─── Material for this exercise ───

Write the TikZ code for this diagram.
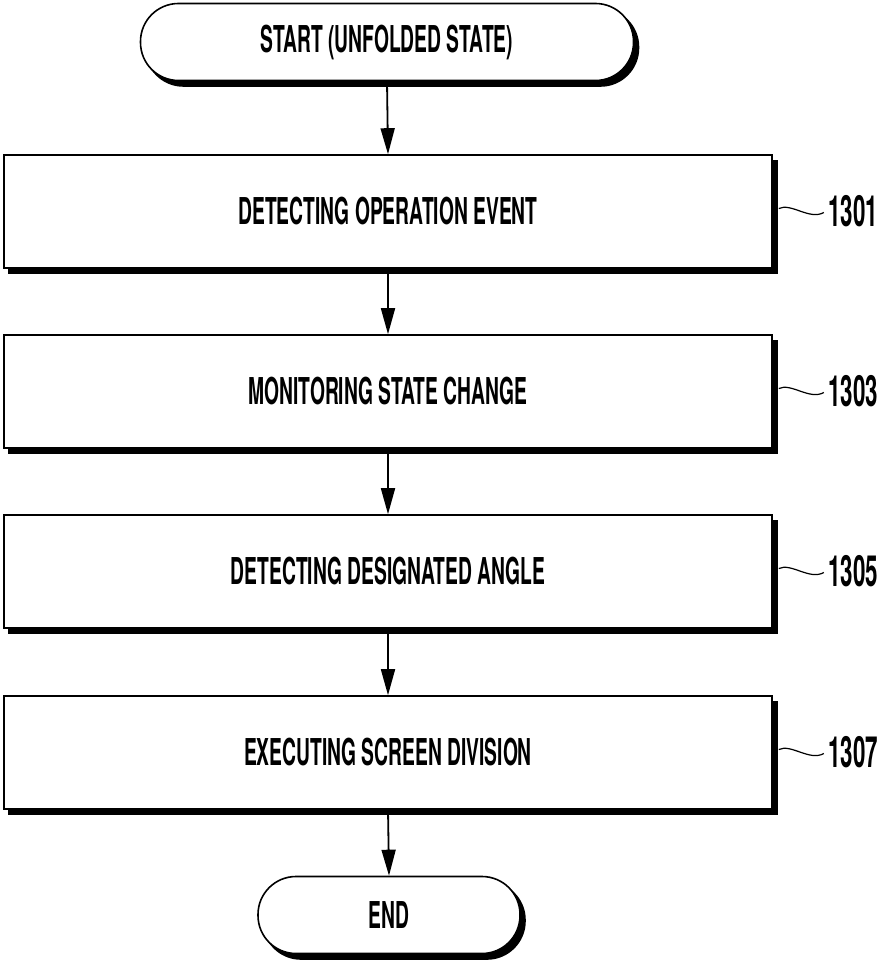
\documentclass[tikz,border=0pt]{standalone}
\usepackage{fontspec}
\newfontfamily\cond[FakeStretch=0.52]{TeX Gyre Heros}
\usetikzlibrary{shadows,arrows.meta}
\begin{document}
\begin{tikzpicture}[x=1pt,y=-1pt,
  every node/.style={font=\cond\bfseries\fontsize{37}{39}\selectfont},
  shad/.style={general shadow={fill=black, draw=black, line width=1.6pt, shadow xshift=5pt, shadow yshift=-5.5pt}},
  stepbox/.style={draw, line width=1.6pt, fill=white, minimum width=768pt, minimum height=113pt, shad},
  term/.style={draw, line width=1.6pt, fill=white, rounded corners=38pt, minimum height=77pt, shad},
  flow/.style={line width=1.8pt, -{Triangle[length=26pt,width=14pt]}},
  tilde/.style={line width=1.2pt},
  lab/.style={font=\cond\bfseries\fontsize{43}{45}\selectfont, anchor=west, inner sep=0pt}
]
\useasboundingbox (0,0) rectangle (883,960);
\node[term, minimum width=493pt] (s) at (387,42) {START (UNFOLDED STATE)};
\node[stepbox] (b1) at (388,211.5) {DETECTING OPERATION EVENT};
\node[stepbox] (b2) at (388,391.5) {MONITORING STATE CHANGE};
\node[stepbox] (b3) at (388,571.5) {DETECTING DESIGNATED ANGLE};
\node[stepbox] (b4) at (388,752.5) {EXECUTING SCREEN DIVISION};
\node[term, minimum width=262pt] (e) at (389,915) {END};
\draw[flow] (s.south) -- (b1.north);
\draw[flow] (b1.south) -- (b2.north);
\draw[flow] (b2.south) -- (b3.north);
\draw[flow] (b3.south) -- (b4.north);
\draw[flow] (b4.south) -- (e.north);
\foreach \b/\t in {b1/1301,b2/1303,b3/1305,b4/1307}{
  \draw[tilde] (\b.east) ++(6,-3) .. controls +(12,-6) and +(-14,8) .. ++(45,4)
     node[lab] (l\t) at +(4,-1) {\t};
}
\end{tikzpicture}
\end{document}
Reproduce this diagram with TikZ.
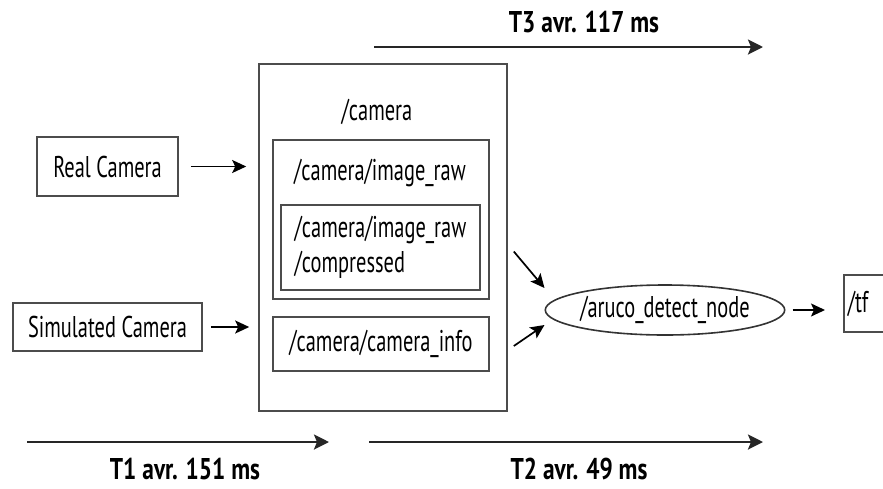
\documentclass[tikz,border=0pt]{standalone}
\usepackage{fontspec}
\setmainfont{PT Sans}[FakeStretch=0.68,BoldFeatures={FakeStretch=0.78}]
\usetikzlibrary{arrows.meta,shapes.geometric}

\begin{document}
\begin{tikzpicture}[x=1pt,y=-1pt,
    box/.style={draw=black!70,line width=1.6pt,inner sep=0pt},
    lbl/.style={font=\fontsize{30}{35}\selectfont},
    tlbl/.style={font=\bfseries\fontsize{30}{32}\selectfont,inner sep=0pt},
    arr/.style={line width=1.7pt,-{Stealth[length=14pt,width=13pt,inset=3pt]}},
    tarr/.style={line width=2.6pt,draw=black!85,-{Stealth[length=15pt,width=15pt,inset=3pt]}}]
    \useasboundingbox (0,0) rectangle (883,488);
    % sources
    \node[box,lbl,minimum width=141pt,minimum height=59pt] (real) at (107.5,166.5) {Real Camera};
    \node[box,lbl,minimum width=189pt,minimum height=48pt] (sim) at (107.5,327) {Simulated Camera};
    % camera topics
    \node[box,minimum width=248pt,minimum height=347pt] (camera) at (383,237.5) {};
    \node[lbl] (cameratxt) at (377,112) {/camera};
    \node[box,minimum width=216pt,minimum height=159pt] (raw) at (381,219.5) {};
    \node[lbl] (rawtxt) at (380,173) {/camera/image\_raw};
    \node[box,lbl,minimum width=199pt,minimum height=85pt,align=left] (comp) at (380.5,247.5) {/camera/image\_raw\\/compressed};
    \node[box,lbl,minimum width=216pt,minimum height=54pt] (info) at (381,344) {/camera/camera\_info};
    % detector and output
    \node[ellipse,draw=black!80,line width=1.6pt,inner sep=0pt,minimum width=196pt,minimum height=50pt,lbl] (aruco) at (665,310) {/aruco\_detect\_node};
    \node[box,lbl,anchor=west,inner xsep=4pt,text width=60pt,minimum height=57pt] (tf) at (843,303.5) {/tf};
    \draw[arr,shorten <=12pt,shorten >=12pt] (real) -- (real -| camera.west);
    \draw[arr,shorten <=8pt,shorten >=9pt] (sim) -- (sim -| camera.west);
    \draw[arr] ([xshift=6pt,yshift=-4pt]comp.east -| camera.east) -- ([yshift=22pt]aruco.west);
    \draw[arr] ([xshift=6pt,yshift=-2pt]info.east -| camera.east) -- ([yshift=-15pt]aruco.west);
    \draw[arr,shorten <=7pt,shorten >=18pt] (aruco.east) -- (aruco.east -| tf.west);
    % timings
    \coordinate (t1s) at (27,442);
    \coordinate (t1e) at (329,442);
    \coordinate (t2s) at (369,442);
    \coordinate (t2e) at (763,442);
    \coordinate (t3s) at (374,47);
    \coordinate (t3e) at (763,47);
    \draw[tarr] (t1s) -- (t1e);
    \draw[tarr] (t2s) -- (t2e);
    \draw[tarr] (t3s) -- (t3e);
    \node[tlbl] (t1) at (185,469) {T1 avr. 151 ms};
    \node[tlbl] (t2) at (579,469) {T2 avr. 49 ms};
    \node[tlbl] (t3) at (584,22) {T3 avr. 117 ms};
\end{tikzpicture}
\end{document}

───

- Stated goal
Write the records out again in full, exactly, and skip every picture.

- Solution for this task
Write the TikZ code for this diagram.
\documentclass[tikz,border=0pt]{standalone}
\usepackage{fontspec}
\newfontfamily\cond[FakeStretch=0.52]{TeX Gyre Heros}
\usetikzlibrary{shadows,arrows.meta}
\begin{document}
\begin{tikzpicture}[x=1pt,y=-1pt,
  every node/.style={font=\cond\bfseries\fontsize{37}{39}\selectfont},
  shad/.style={general shadow={fill=black, draw=black, line width=1.6pt, shadow xshift=5pt, shadow yshift=-5.5pt}},
  stepbox/.style={draw, line width=1.6pt, fill=white, minimum width=768pt, minimum height=113pt, shad},
  term/.style={draw, line width=1.6pt, fill=white, rounded corners=38pt, minimum height=77pt, shad},
  flow/.style={line width=1.8pt, -{Triangle[length=26pt,width=14pt]}},
  tilde/.style={line width=1.2pt},
  lab/.style={font=\cond\bfseries\fontsize{43}{45}\selectfont, anchor=west, inner sep=0pt}
]
\useasboundingbox (0,0) rectangle (883,960);
\node[term, minimum width=493pt] (s) at (387,42) {START (UNFOLDED STATE)};
\node[stepbox] (b1) at (388,211.5) {DETECTING OPERATION EVENT};
\node[stepbox] (b2) at (388,391.5) {MONITORING STATE CHANGE};
\node[stepbox] (b3) at (388,571.5) {DETECTING DESIGNATED ANGLE};
\node[stepbox] (b4) at (388,752.5) {EXECUTING SCREEN DIVISION};
\node[term, minimum width=262pt] (e) at (389,915) {END};
\draw[flow] (s.south) -- (b1.north);
\draw[flow] (b1.south) -- (b2.north);
\draw[flow] (b2.south) -- (b3.north);
\draw[flow] (b3.south) -- (b4.north);
\draw[flow] (b4.south) -- (e.north);
\foreach \b/\t in {b1/1301,b2/1303,b3/1305,b4/1307}{
  \draw[tilde] (\b.east) ++(6,-3) .. controls +(12,-6) and +(-14,8) .. ++(45,4)
     node[lab] (l\t) at +(4,-1) {\t};
}
\end{tikzpicture}
\end{document}
Reproduce this diagram with TikZ.
\documentclass[tikz,border=0pt]{standalone}
\usepackage{fontspec}
\setmainfont{PT Sans}[FakeStretch=0.68,BoldFeatures={FakeStretch=0.78}]
\usetikzlibrary{arrows.meta,shapes.geometric}

\begin{document}
\begin{tikzpicture}[x=1pt,y=-1pt,
    box/.style={draw=black!70,line width=1.6pt,inner sep=0pt},
    lbl/.style={font=\fontsize{30}{35}\selectfont},
    tlbl/.style={font=\bfseries\fontsize{30}{32}\selectfont,inner sep=0pt},
    arr/.style={line width=1.7pt,-{Stealth[length=14pt,width=13pt,inset=3pt]}},
    tarr/.style={line width=2.6pt,draw=black!85,-{Stealth[length=15pt,width=15pt,inset=3pt]}}]
    \useasboundingbox (0,0) rectangle (883,488);
    % sources
    \node[box,lbl,minimum width=141pt,minimum height=59pt] (real) at (107.5,166.5) {Real Camera};
    \node[box,lbl,minimum width=189pt,minimum height=48pt] (sim) at (107.5,327) {Simulated Camera};
    % camera topics
    \node[box,minimum width=248pt,minimum height=347pt] (camera) at (383,237.5) {};
    \node[lbl] (cameratxt) at (377,112) {/camera};
    \node[box,minimum width=216pt,minimum height=159pt] (raw) at (381,219.5) {};
    \node[lbl] (rawtxt) at (380,173) {/camera/image\_raw};
    \node[box,lbl,minimum width=199pt,minimum height=85pt,align=left] (comp) at (380.5,247.5) {/camera/image\_raw\\/compressed};
    \node[box,lbl,minimum width=216pt,minimum height=54pt] (info) at (381,344) {/camera/camera\_info};
    % detector and output
    \node[ellipse,draw=black!80,line width=1.6pt,inner sep=0pt,minimum width=196pt,minimum height=50pt,lbl] (aruco) at (665,310) {/aruco\_detect\_node};
    \node[box,lbl,anchor=west,inner xsep=4pt,text width=60pt,minimum height=57pt] (tf) at (843,303.5) {/tf};
    \draw[arr,shorten <=12pt,shorten >=12pt] (real) -- (real -| camera.west);
    \draw[arr,shorten <=8pt,shorten >=9pt] (sim) -- (sim -| camera.west);
    \draw[arr] ([xshift=6pt,yshift=-4pt]comp.east -| camera.east) -- ([yshift=22pt]aruco.west);
    \draw[arr] ([xshift=6pt,yshift=-2pt]info.east -| camera.east) -- ([yshift=-15pt]aruco.west);
    \draw[arr,shorten <=7pt,shorten >=18pt] (aruco.east) -- (aruco.east -| tf.west);
    % timings
    \coordinate (t1s) at (27,442);
    \coordinate (t1e) at (329,442);
    \coordinate (t2s) at (369,442);
    \coordinate (t2e) at (763,442);
    \coordinate (t3s) at (374,47);
    \coordinate (t3e) at (763,47);
    \draw[tarr] (t1s) -- (t1e);
    \draw[tarr] (t2s) -- (t2e);
    \draw[tarr] (t3s) -- (t3e);
    \node[tlbl] (t1) at (185,469) {T1 avr. 151 ms};
    \node[tlbl] (t2) at (579,469) {T2 avr. 49 ms};
    \node[tlbl] (t3) at (584,22) {T3 avr. 117 ms};
\end{tikzpicture}
\end{document}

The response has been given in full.